▸ EXERCISE:
Go through the records below line by line. Count the lines with "document" and give the count alone.

▸ DATA ENTRIES:
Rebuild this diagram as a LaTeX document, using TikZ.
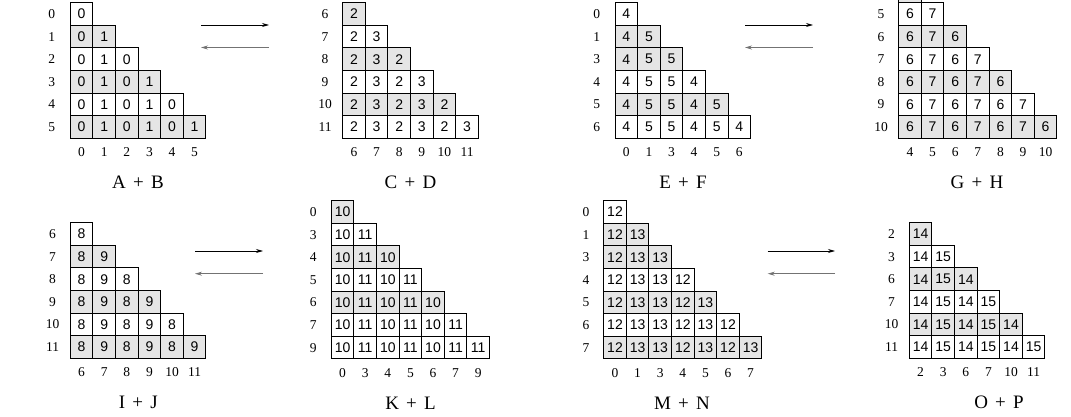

* * *

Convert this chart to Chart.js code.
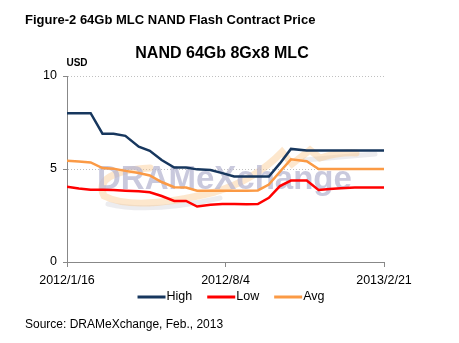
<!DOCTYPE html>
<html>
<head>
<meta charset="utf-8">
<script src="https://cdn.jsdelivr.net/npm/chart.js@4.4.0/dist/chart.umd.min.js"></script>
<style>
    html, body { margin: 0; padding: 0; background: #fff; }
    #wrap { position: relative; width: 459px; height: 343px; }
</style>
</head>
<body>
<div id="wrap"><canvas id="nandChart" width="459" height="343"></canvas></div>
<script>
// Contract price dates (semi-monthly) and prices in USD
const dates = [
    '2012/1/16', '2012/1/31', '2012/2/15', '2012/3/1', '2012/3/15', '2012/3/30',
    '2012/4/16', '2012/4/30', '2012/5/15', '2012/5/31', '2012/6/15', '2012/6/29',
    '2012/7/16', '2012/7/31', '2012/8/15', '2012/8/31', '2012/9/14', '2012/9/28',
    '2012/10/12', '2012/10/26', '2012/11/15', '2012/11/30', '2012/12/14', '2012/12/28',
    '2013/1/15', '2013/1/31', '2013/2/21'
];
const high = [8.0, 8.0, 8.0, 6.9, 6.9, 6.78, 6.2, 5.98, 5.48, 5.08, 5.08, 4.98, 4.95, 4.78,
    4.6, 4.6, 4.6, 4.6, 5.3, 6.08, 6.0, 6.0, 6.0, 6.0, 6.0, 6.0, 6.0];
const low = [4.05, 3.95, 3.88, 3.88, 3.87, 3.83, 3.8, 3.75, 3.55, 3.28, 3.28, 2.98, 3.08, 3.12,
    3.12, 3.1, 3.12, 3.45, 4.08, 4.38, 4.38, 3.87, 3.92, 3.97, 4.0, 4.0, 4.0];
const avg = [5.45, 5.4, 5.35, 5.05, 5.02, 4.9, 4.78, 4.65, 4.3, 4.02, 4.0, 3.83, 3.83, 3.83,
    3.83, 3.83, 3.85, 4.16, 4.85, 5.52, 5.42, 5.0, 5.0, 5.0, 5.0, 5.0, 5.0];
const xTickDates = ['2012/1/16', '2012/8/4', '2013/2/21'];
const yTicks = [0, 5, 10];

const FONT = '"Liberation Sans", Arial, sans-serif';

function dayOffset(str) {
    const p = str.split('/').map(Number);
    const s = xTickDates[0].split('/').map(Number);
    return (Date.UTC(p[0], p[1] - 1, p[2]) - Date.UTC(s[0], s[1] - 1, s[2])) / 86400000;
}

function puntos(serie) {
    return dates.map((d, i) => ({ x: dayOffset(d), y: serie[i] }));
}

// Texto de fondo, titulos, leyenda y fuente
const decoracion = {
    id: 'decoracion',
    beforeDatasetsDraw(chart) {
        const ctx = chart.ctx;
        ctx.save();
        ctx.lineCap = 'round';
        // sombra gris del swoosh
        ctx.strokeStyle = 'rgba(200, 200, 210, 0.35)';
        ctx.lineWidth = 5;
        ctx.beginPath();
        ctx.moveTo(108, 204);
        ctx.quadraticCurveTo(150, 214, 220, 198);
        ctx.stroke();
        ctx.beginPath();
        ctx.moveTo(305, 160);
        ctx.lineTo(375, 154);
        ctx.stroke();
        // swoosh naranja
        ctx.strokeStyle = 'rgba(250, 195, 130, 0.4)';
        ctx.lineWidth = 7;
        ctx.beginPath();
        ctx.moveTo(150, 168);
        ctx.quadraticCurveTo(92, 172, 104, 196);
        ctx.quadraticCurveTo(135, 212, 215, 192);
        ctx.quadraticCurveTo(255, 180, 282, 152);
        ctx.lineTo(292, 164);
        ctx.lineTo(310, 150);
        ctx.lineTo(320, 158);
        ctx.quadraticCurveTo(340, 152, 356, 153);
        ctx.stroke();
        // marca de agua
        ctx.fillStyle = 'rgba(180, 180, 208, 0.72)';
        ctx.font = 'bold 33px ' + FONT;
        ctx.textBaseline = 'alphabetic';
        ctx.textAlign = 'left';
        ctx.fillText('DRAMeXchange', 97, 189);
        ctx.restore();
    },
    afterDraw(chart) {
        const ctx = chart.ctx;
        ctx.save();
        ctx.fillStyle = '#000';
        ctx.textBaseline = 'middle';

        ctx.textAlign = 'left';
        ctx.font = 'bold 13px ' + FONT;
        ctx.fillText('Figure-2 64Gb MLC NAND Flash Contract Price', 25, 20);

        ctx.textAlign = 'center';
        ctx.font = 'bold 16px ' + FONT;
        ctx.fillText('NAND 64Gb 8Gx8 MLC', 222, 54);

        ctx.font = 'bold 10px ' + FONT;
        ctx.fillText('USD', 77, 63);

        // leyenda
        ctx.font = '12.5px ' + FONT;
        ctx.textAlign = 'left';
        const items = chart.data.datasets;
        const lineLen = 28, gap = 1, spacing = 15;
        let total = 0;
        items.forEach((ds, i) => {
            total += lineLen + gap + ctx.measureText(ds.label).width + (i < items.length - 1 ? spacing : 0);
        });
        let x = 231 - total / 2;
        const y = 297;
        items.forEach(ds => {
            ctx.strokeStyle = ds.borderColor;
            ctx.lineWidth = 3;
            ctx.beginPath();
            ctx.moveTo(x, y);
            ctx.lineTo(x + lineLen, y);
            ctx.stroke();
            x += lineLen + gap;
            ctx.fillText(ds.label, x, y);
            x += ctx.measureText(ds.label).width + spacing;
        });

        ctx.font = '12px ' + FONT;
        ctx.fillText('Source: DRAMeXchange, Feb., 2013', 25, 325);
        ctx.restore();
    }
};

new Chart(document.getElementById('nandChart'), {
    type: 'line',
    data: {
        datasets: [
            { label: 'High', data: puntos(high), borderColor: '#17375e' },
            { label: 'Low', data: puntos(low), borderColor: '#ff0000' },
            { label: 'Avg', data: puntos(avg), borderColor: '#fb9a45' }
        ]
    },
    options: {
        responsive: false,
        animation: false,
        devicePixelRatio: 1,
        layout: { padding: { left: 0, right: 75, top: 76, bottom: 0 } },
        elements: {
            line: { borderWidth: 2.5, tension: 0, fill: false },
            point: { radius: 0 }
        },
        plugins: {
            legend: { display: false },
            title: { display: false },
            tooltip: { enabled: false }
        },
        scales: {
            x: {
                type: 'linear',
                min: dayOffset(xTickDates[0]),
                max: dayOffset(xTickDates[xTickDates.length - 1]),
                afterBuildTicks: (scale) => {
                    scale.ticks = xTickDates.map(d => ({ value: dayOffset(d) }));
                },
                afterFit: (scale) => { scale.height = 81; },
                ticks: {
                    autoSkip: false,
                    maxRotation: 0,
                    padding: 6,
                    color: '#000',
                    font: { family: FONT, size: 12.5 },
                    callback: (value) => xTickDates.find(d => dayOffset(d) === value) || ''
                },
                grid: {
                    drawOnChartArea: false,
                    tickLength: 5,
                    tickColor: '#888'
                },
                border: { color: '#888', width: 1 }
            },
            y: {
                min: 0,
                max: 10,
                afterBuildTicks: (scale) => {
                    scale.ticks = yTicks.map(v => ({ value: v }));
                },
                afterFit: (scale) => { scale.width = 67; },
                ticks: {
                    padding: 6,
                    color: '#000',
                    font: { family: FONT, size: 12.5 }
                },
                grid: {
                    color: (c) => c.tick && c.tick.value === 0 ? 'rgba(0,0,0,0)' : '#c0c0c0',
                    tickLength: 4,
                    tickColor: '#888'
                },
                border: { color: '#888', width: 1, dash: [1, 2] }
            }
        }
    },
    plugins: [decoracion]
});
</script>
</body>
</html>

▸ FINISHED ANSWER:
2